17 February 2017

Military Accounting Tricks and The Eastern Front

Notice the game being played. The troops aren't supposed to be there on a permanent basis so they get around it by rotating the troops every six months.
The US does this all the time. They'll list a base as having say... 500 personnel but then they might have 2000 more there on a more-or-less permanent basis but can avoid the designation by having them on a rotation. It's an accounting trick.

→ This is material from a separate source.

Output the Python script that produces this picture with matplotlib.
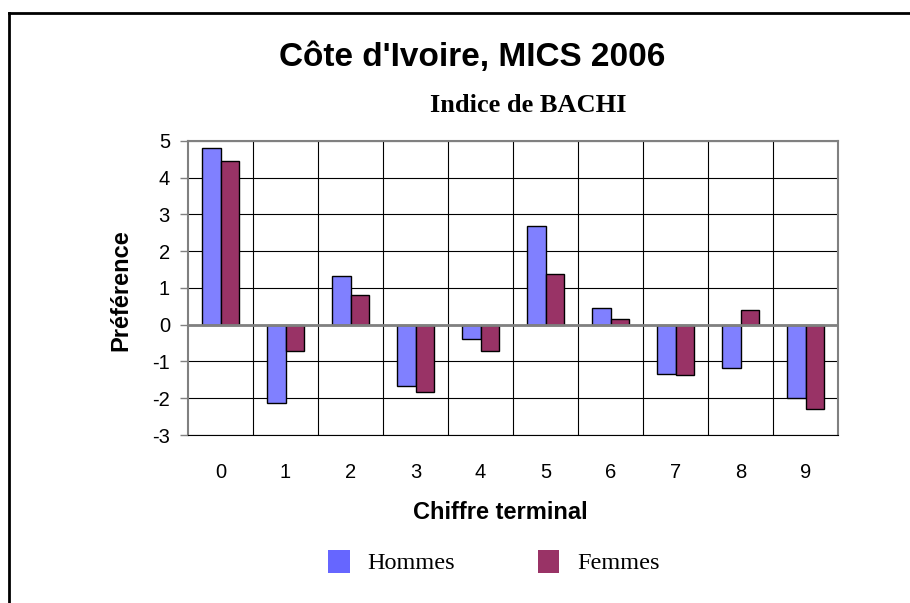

Of course a war game with a simulated nuclear attack involves drilling for a counter-attack. Moscow knows this all too well. It's kind of like missile 'defense'. Part of the defense is striking and taking out the other side's weapons. George Bush already demonstrated what pre-emptive 'defense' looks like in 2003.
Also the fact that they're paying lip-service to a 1997 NATO-Russia agreement makes a mockery of the original US promises made under Reagan and Bush I. They had assured Russia that NATO would not advance to the east. It was on that basis that Gorbachev allowed not only German reunification but the newly united Germany to join NATO. That was an explicit break with everything Russia's military and strategic planning in the European theatre had been about since 1945. The great fear has always been a unified Germany. Whether that Germany was under the power of another authority really didn't matter. A united Germany at least according to the Russian read of history would (and will) inevitably lead to war with Russia.
That reality is looking all too ominous a quarter century after the end of the Cold War.